BEGIN ENTRIES SUPPLIED

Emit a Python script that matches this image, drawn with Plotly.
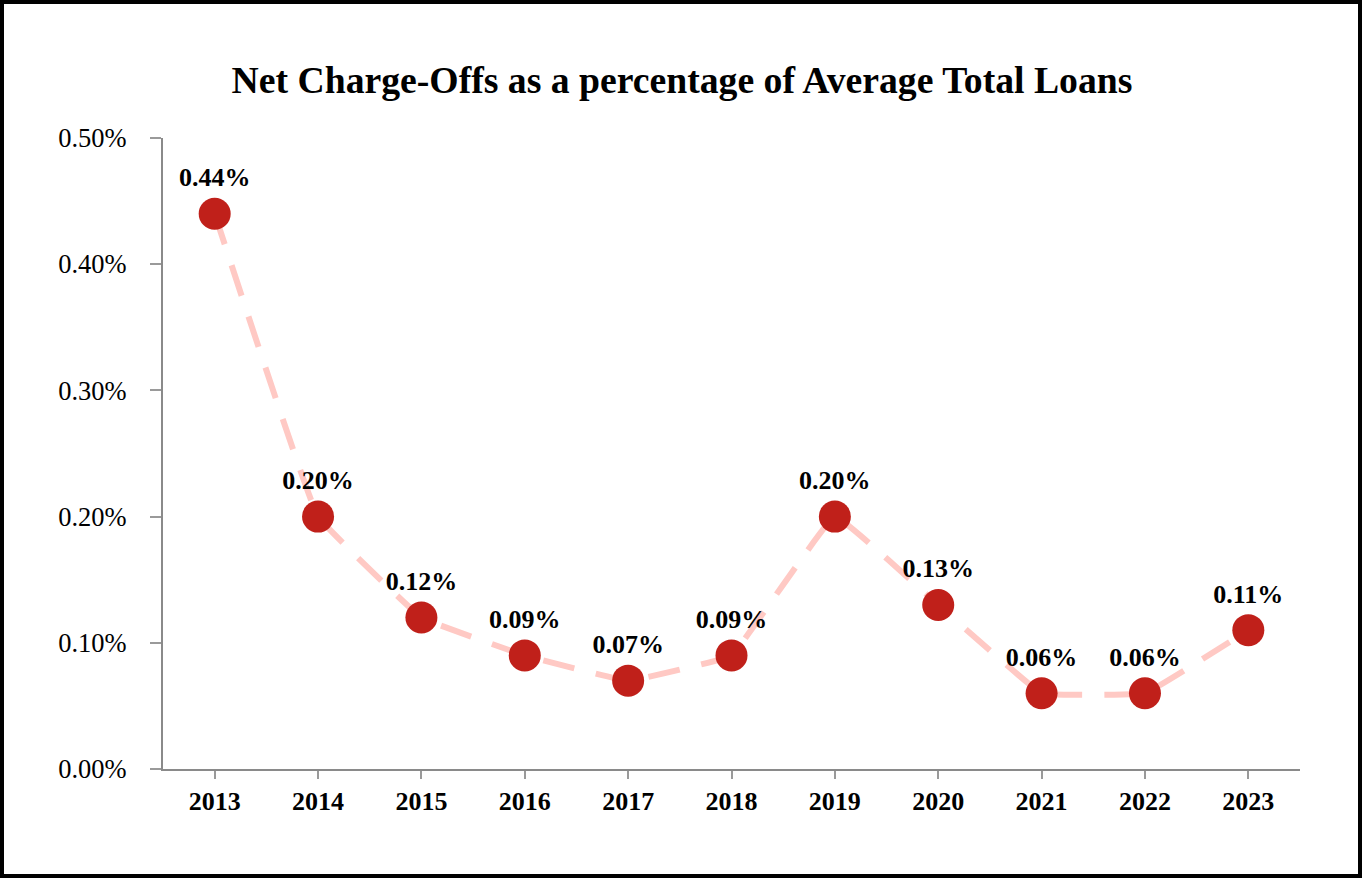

END ENTRIES SUPPLIED
BEGIN ENTRIES SUPPLIED

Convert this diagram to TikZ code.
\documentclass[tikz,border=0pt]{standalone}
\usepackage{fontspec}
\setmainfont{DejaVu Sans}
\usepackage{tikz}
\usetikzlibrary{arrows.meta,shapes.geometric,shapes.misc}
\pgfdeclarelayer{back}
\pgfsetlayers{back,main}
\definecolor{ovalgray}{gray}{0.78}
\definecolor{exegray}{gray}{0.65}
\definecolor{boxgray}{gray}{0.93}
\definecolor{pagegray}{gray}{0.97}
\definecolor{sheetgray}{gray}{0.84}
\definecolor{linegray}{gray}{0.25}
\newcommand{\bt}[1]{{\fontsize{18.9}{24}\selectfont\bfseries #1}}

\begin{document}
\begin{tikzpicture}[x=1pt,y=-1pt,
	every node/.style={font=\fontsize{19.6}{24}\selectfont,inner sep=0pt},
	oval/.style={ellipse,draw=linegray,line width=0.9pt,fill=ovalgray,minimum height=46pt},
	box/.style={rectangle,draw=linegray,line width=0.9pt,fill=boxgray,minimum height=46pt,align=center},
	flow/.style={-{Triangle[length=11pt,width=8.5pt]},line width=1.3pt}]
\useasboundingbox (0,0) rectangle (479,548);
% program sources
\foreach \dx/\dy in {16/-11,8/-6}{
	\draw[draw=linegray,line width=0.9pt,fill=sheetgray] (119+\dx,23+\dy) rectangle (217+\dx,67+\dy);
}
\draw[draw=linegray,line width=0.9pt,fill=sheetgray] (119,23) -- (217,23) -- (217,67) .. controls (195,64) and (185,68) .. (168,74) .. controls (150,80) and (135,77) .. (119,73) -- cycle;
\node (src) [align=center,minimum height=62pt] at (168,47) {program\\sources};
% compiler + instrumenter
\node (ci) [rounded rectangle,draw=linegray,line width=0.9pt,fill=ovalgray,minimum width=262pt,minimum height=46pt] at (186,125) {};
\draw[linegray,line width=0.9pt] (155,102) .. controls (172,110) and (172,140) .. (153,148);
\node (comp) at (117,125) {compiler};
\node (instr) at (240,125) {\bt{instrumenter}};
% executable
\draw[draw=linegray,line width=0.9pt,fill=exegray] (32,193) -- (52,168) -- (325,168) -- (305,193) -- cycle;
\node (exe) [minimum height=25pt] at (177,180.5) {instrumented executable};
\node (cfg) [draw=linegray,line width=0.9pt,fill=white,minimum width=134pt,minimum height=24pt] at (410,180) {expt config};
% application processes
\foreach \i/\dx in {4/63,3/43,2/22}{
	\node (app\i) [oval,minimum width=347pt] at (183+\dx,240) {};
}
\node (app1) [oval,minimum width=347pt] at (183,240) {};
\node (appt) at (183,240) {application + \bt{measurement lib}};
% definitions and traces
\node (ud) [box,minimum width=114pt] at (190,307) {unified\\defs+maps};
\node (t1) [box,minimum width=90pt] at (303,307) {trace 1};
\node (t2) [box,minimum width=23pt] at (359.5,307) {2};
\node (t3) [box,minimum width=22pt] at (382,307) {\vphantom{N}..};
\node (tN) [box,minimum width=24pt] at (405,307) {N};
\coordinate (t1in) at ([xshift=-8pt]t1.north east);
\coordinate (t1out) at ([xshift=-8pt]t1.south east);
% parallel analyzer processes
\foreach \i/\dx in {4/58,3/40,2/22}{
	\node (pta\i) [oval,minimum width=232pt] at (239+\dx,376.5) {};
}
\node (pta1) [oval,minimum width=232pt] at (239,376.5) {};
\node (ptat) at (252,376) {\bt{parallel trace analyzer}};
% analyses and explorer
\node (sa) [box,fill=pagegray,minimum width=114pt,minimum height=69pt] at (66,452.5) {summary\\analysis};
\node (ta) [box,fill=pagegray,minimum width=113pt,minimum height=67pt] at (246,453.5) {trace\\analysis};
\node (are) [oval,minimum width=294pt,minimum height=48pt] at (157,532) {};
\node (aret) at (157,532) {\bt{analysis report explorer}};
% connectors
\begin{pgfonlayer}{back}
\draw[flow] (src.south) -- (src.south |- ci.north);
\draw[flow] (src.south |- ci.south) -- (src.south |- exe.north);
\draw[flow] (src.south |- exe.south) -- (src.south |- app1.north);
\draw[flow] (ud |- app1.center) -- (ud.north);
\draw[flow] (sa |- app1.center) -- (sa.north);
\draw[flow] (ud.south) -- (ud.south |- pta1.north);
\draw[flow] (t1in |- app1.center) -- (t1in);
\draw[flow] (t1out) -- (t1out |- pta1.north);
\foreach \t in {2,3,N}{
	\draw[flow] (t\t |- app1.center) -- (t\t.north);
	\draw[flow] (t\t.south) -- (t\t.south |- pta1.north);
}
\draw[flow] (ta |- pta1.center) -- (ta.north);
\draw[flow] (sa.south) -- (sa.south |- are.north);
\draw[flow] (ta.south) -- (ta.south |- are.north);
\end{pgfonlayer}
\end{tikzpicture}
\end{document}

END ENTRIES SUPPLIED

# TASK BRIEF
Find the lines above that contain the word "this" and collect them.

# EXERCISE OUTPUT
Emit a Python script that matches this image, drawn with Plotly.
Convert this diagram to TikZ code.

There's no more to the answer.